Thursday, 01/02/2020 9:30:17 AM

Thursday, January 02, 2020 9:30:17 AM

Post# of 51319
Please enlighten us

https://www.sec.gov/Archives/edgar/data/1066684/000114420418001789/tv483103_sc13d.htm


Item 4. Purpose of Transaction



The responses to Item 3, Item 5 and Item 6 of this Schedule 13D are incorporated herein by reference.



Pursuant to the terms of the Purchase Agreement, Mr. Egan, Chief Executive Officer and Chairman, Edward A. Cespedes, President, Treasurer and Chief Financial Officer and Director, and Robin S. Lebowitz, Vice President of Finance and Director, resigned from the board of directors of the Issuer (the “Board”) and their respective officer positions with the Issuer, and William R. (Rusty) Nichols was appointed as Chairman of the Board and President, Chief Executive Officer and Chief Financial Officer of the Issuer. Mr. Nichols remains the sole director of the Board and the sole officer of the issuer.



Delfin Midstream acquired the Purchased Shares pursuant to the Purchase Agreement to gain control of the Issuer and to appoint Mr. Nichols as the sole director of the Board and officer of the Issuer to carry out the business and operations of the Issuer. In addition, Delfin Midstream currently anticipates that it may enter into an agreement with the Issuer to merge into the Issuer, sell its assets to the Issuer or otherwise consolidate all or substantially all of the Issuer’s business with Delfin Midstream. It is anticipated that any such transaction, if and when consummated, would involve one or more of the following: (1) the issuance of additional Shares or other equity securities of the Issuer to the equity holders of the Reporting Persons, resulting in a change of control; (2) an extraordinary corporate transaction, such as a merger, reorganization or liquidation, involving the Issuer; (3) a change in the present Board or management of the Issuer, including any plans or proposals to change the number or term of directors or to fill any existing vacancies on the Board; (4) a material change in the present capitalization or dividend policy of the Issuer; (5) changes in the Issuer’s charter, bylaws or instruments corresponding thereto or other actions which may impede the acquisition of control of the Issuer by any person; or (6) actions similar to any of those enumerated above. However, there can be no assurance that the Issuer will be successful in consummating any such transaction in the near future, if at all.

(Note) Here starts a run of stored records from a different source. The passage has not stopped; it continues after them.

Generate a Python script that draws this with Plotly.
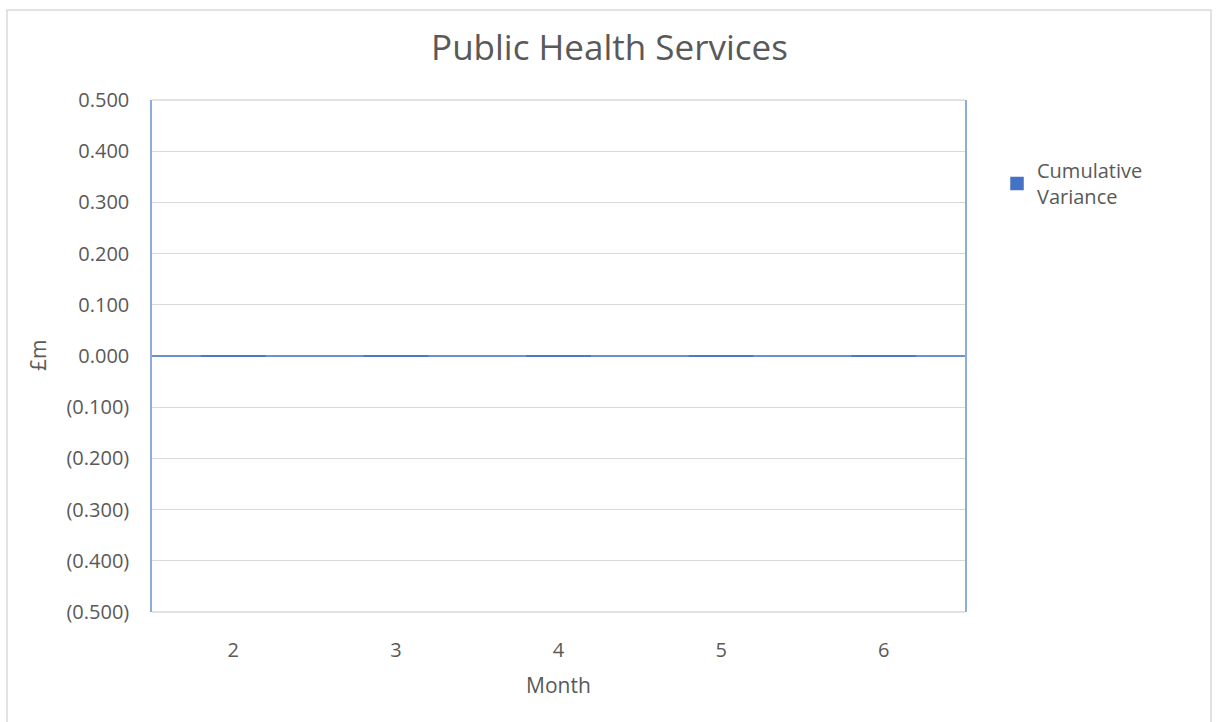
import plotly.graph_objects as go

months = ["2", "3", "4", "5", "6"]
cumulative_variance = [0.0, 0.0, 0.0, 0.0, 0.0]
y_tick_vals = [0.5, 0.4, 0.3, 0.2, 0.1, 0.0, -0.1, -0.2, -0.3, -0.4, -0.5]
y_tick_text = ["0.500", "0.400", "0.300", "0.200", "0.100", "0.000",
               "(0.100)", "(0.200)", "(0.300)", "(0.400)", "(0.500)"]

FONT = "Open Sans"
TXT = "#595959"

# plot area in pixels
L, R, T, B = 152, 965, 100, 612
PW, PH = R - L, B - T

fig = go.Figure()
fig.add_trace(go.Bar(
    x=months, y=cumulative_variance, name="Cumulative<br>Variance",
    marker=dict(color="#4472c4", line=dict(color="#4472c4", width=1.5)),
))

fig.update_layout(
    width=1219, height=722,
    margin=dict(l=L, r=1219 - R, t=T, b=722 - B),
    paper_bgcolor="white", plot_bgcolor="white",
    bargap=0.6,
    font=dict(family=FONT, color=TXT, size=20),
    title=dict(text="Public Health Services", x=0.5, xref="container", xanchor="center",
               y=1 - 48 / 722, yanchor="middle", font=dict(size=35, color=TXT, family=FONT)),
    showlegend=True,
    legend=dict(x=(997 - L) / PW, y=(B - 151) / PH, xanchor="left", yanchor="top",
                font=dict(size=20, color=TXT), itemwidth=30, tracegroupgap=0),
    xaxis=dict(
        type="category", showgrid=False, showline=False, ticks="",
        tickfont=dict(size=20, color=TXT), ticklabelstandoff=24,
    ),
    yaxis=dict(
        range=[-0.5, 0.5], tickvals=y_tick_vals, ticktext=y_tick_text,
        showgrid=True, gridcolor="#d9d9d9", gridwidth=1,
        zeroline=True, zerolinecolor="#6e8fd0", zerolinewidth=1.5,
        showline=True, linecolor="#8faadc", linewidth=1.5, mirror=True,
        tickfont=dict(size=20, color=TXT), ticks="", ticklabelstandoff=17,
    ),
    annotations=[
        dict(text="£m", xref="paper", yref="paper", x=(38 - L) / PW, y=0.5,
             xanchor="center", yanchor="middle", textangle=-90, showarrow=False,
             font=dict(size=21, color=TXT)),
        dict(text="Month", xref="paper", yref="paper", x=0.5, y=(B - 685) / PH,
             xanchor="center", yanchor="middle", showarrow=False,
             font=dict(size=21, color=TXT)),
    ],
    shapes=[
        dict(type="rect", xref="paper", yref="paper",
             x0=(7 - L) / PW, x1=(1211 - L) / PW,
             y0=(B - 740) / PH, y1=(B - 10) / PH,
             line=dict(color="#d9d9d9", width=1.5), fillcolor="rgba(0,0,0,0)", layer="below"),
        dict(type="line", xref="paper", yref="paper", x0=0, x1=1, y0=0, y1=0,
             line=dict(color="#d9d9d9", width=1.5), layer="below"),
        dict(type="line", xref="paper", yref="paper", x0=0, x1=1, y0=1, y1=1,
             line=dict(color="#d9d9d9", width=1.5), layer="below"),
    ],
)

fig.write_html("out.html")
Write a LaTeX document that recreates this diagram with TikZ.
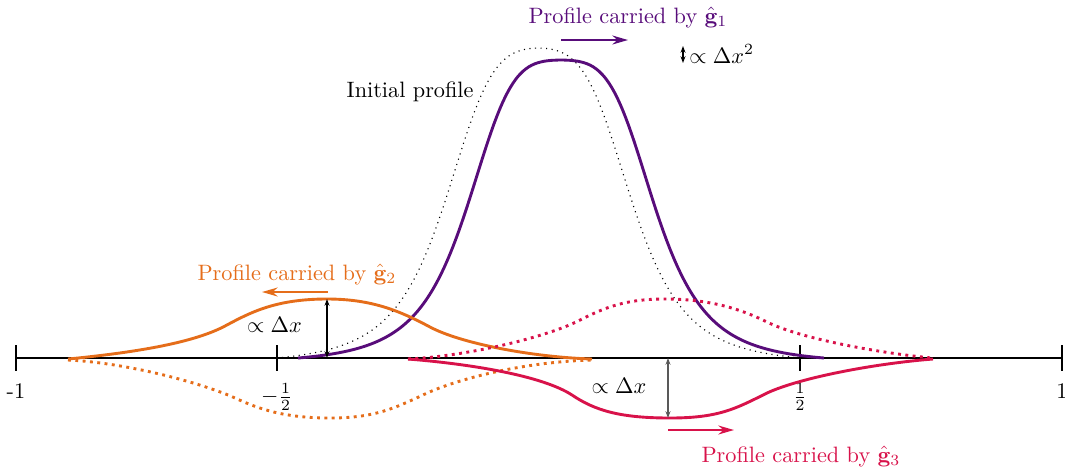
\documentclass[tikz,border=0pt]{standalone}
\usetikzlibrary{arrows.meta}
\definecolor{gpurple}{RGB}{88,12,122}
\definecolor{gorange}{RGB}{229,109,26}
\definecolor{gred}{RGB}{216,18,74}
\begin{document}
\begin{tikzpicture}[x=0.0158cm,y=-0.0158cm,
  declare function={
    Fi(\u)=1/(1+pow(\u/219.8,2)+pow(\u/100.1,4));
    Gi(\u)=(Fi(\u)-0.02026)/(1-0.02026);
    Fp(\u)=1/(1+pow(\u/301.5,2)+pow(\u/98.2,4));
    Gp(\u)=(Fp(\u)-0.0188)/(1-0.0188);
  },
  axisline/.style={line width=0.6pt},
  tickmark/.style={line width=0.8pt},
  ticklabel/.style={anchor=north},
  curve/.style={line width=1.3pt},
  initprof/.style={black,dotted,line width=0.5pt},
  motion/.style={line width=1.1pt,-{Stealth[length=7pt,width=4pt]}},
  dimarrow/.style={line width=0.5pt,{Stealth[length=3pt,width=2.2pt]}-{Stealth[length=3pt,width=2.2pt]}},
  lbl/.style={anchor=base,inner sep=0pt}]
\useasboundingbox (0,0) rectangle (1065,468);

% axis
\coordinate (ax0) at (16,358);
\coordinate (ax1) at (1062,358);
\draw[axisline] (ax0) -- (ax1);
\foreach \px/\nm/\lab in {16/m1/{-1},277/mh/{$-\frac{1}{2}$},800/ph/{$\frac{1}{2}$},1062/p1/{1}}{
  \draw[tickmark] (\px,345) -- (\px,371);
  \node[ticklabel] (t\nm) at (\px,376) {\lab};
}

% initial profile
\draw[initprof] plot[domain=-262:262,samples=181,smooth] ({538.5+\x},{358-310*Gi(\x)});

% profile carried by g1
\draw[curve,gpurple] plot[domain=-263:263,samples=181,smooth] ({561+\x},{358-298*Gp(\x)});

% profile carried by g2
\draw[curve,gorange] (68,359) .. controls (140,352) and (195,342) .. (225,326)
  .. controls (250,312.7) and (275,299) .. (327,299)
  .. controls (372,299) and (400,311) .. (430,327)
  .. controls (460,343) and (530,357) .. (592,359);
\draw[curve,gorange,dotted] (68,360) .. controls (130,363) and (205,384.25) .. (235,398)
  .. controls (260,409.5) and (285,418) .. (330,418)
  .. controls (375,418) and (395,408) .. (425,394)
  .. controls (455,380) and (520,362) .. (592,360);

% profile carried by g3
\draw[curve,gred] (408,359) .. controls (470,364) and (542,375.5) .. (572,395)
  .. controls (595,410.5) and (620,418) .. (670,418)
  .. controls (718,418) and (735,409) .. (765,394)
  .. controls (795,379) and (870,364) .. (933,359);
\draw[curve,gred,dotted] (408,359) .. controls (470,356) and (550,336) .. (580,320)
  .. controls (605,307.5) and (625,299) .. (665,299)
  .. controls (705,299) and (737,307) .. (767,322)
  .. controls (797,337) and (870,352) .. (932,358);

% labels and arrows
\node[lbl,anchor=base east] (init) at (474,97) {Initial profile};

\node[lbl,text=gpurple] (txt1) at (628,23) {Profile carried by $\hat{\mathbf{g}}_1$};
\coordinate (a1s) at (561,40);
\coordinate (a1e) at (628,40);
\draw[motion,gpurple] (a1s) -- (a1e);

\coordinate (d1t) at (683,46);
\coordinate (d1b) at (683,63);
\draw[dimarrow] (d1t) -- (d1b);
\node[lbl,anchor=base west] (dx2) at (689,63) {$\propto \Delta x^2$};

\node[lbl,text=gorange] (txt2) at (297,280) {Profile carried by $\hat{\mathbf{g}}_2$};
\coordinate (a2s) at (328,292);
\coordinate (a2e) at (262,292);
\draw[motion,gorange] (a2s) -- (a2e);
\coordinate (d2t) at (327,299);
\coordinate (d2b) at (327,358);
\draw[dimarrow] (d2t) -- (d2b);
\node[lbl] (dx2o) at (274.5,332) {$\propto \Delta x$};

\node[lbl,text=gred] (txt3) at (801,462) {Profile carried by $\hat{\mathbf{g}}_3$};
\coordinate (a3s) at (668,430);
\coordinate (a3e) at (734,430);
\draw[motion,gred] (a3s) -- (a3e);
\coordinate (d3t) at (668,358);
\coordinate (d3b) at (668,418);
\draw[dimarrow,black!65] (d3t) -- (d3b);
\node[lbl] (dx3) at (619,393) {$\propto \Delta x$};
\end{tikzpicture}
\end{document}
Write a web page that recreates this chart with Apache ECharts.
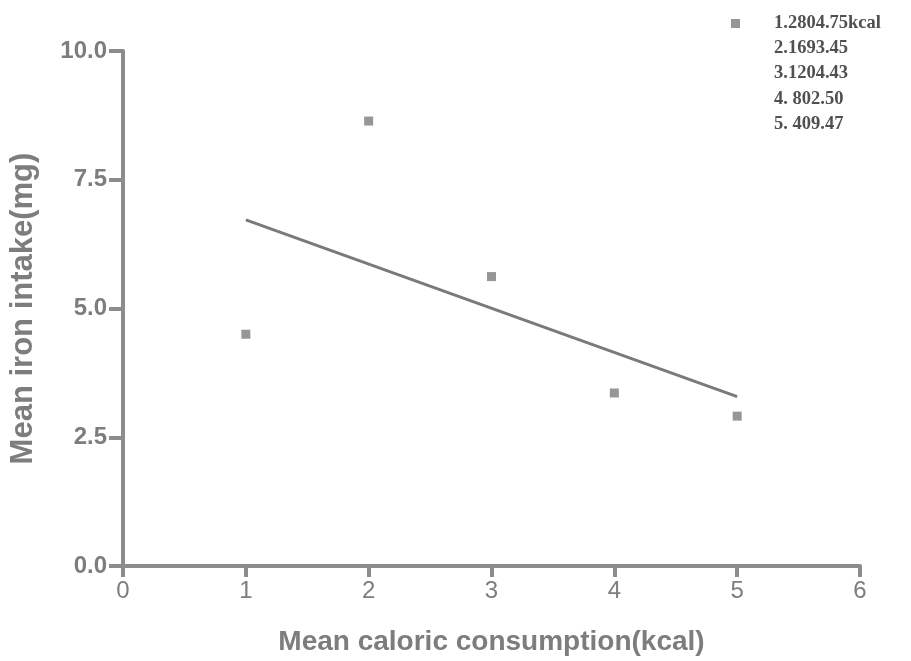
<!DOCTYPE html>
<html>
<head>
<meta charset="utf-8">
<script src="https://cdn.jsdelivr.net/npm/echarts@6/dist/echarts.min.js"></script>
<style>
  html, body { margin: 0; padding: 0; background: #fff; }
  #chart { width: 911px; height: 661px; }
</style>
</head>
<body>
<div id="chart"></div>
<script>
// values
const xValues = [1, 2, 3, 4, 5]
const ironValues = [4.5, 8.64, 5.62, 3.36, 2.91]
const fitX = [1, 5]
const fitY = [6.72, 3.29]
const legendLines = ['1.2804.75kcal', '2.1693.45', '3.1204.43', '4. 802.50', '5. 409.47']

const chart = echarts.init(document.getElementById('chart'))

const axisGrey = '#8c8c8c'
const textGrey = '#7d7d7d'

const option = {
  animation: false,
  grid: {
    left: 123,
    top: 51,
    right: 51,
    bottom: 94
  },
  legend: {
    data: [legendLines[0]],
    left: 731,
    top: 14,
    padding: 0,
    itemWidth: 9,
    itemHeight: 9,
    textStyle: {
      fontFamily: 'Liberation Serif',
      fontWeight: 'bold',
      fontSize: 18.5,
      color: '#505050',
      padding: [0, 0, 0, 29]
    }
  },
  graphic: [{
    type: 'text',
    left: 774,
    top: 35.5,
    style: {
      text: legendLines.slice(1).join('\n'),
      font: 'bold 18.5px "Liberation Serif"',
      fill: '#505050',
      lineHeight: 25.3
    }
  }],
  xAxis: {
    type: 'value',
    min: 0,
    max: 6,
    interval: 1,
    name: 'Mean caloric consumption(kcal)',
    nameLocation: 'middle',
    nameGap: 62,
    nameTextStyle: {
      fontFamily: 'Liberation Sans',
      fontWeight: 'bold',
      fontSize: 28,
      color: textGrey
    },
    axisLine: { lineStyle: { color: axisGrey, width: 4 } },
    axisTick: { length: 11, lineStyle: { color: axisGrey, width: 4 } },
    axisLabel: {
      fontFamily: 'Liberation Sans',
      fontSize: 24,
      color: textGrey,
      margin: 13
    },
    splitLine: { show: false }
  },
  yAxis: {
    type: 'value',
    min: 0,
    max: 10,
    interval: 2.5,
    name: 'Mean iron intake(mg)',
    nameLocation: 'middle',
    nameGap: 84,
    nameTextStyle: {
      fontFamily: 'Liberation Sans',
      fontWeight: 'bold',
      fontSize: 31,
      color: textGrey
    },
    axisLine: { lineStyle: { color: axisGrey, width: 4 } },
    axisTick: { length: 14, lineStyle: { color: axisGrey, width: 4 } },
    axisLabel: {
      fontFamily: 'Liberation Sans',
      fontWeight: 'bold',
      fontSize: 24,
      color: textGrey,
      margin: 16,
      formatter: v => v.toFixed(1)
    },
    splitLine: { show: false }
  },
  series: [{
    name: legendLines[0],
    type: 'scatter',
    symbol: 'rect',
    symbolSize: 9,
    itemStyle: { color: '#7c7c7c' },
    data: xValues.map((x, i) => [x, ironValues[i]])
  }, {
    type: 'line',
    showSymbol: false,
    symbol: 'none',
    lineStyle: { color: '#7a7a7a', width: 3 },
    data: fitX.map((x, i) => [x, fitY[i]])
  }]
}

chart.setOption(option)
</script>
</body>
</html>
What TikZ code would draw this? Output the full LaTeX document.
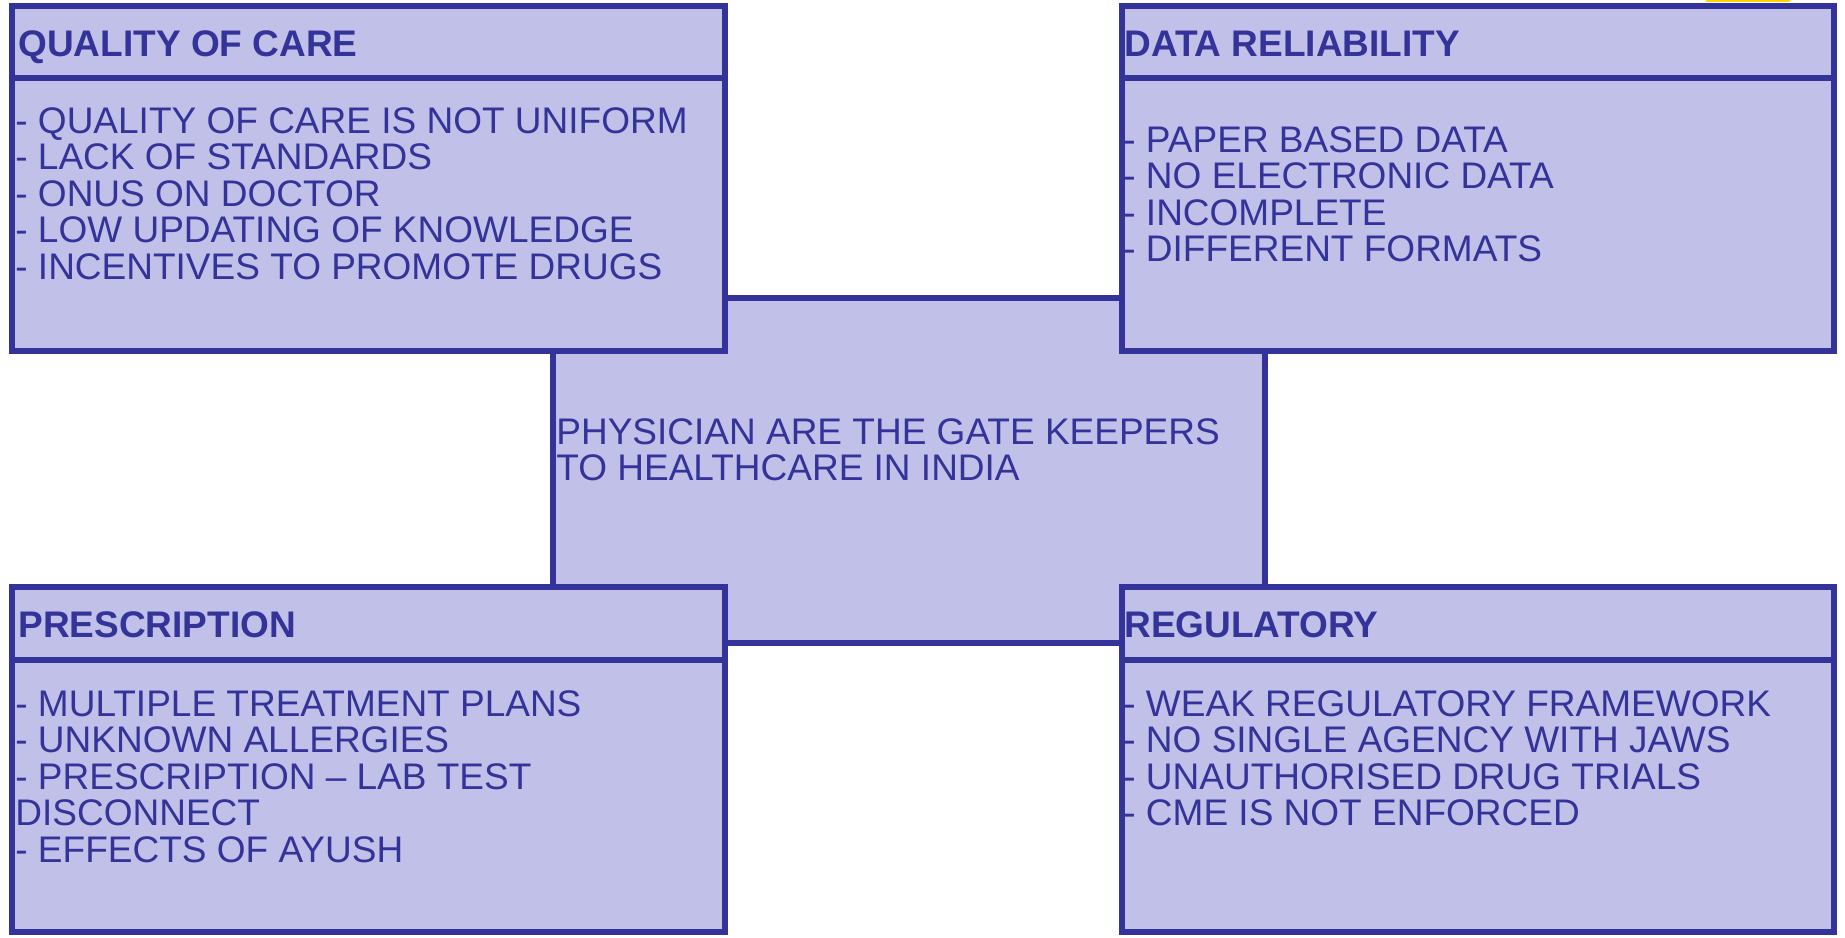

In addition, the Reporting Persons intend to review on a continuing basis their ownership of Shares and may from time to time, increase or decrease their ownership of Shares depending upon the price and availability of the Issuer’s securities, subsequent developments affecting the Issuer, the Issuer’s business and prospects, other investment and business opportunities available to the Reporting Persons, general stock market and economic conditions, tax considerations and other factors. Based on an evaluation of these and other similar considerations, the Reporting Persons will continue to consider various alternative courses of action and will in the future take such actions with respect to the Shares as they deem appropriate in light of the circumstances existing from time to time.


Except as set forth in this Schedule 13D and in connection with the purchase and sale of the Purchased Shares described above, the Reporting Persons have no plans or proposals that relate to or would result in any of the transactions described in subparagraphs (a) through (j) of Item 4 of Schedule 13D.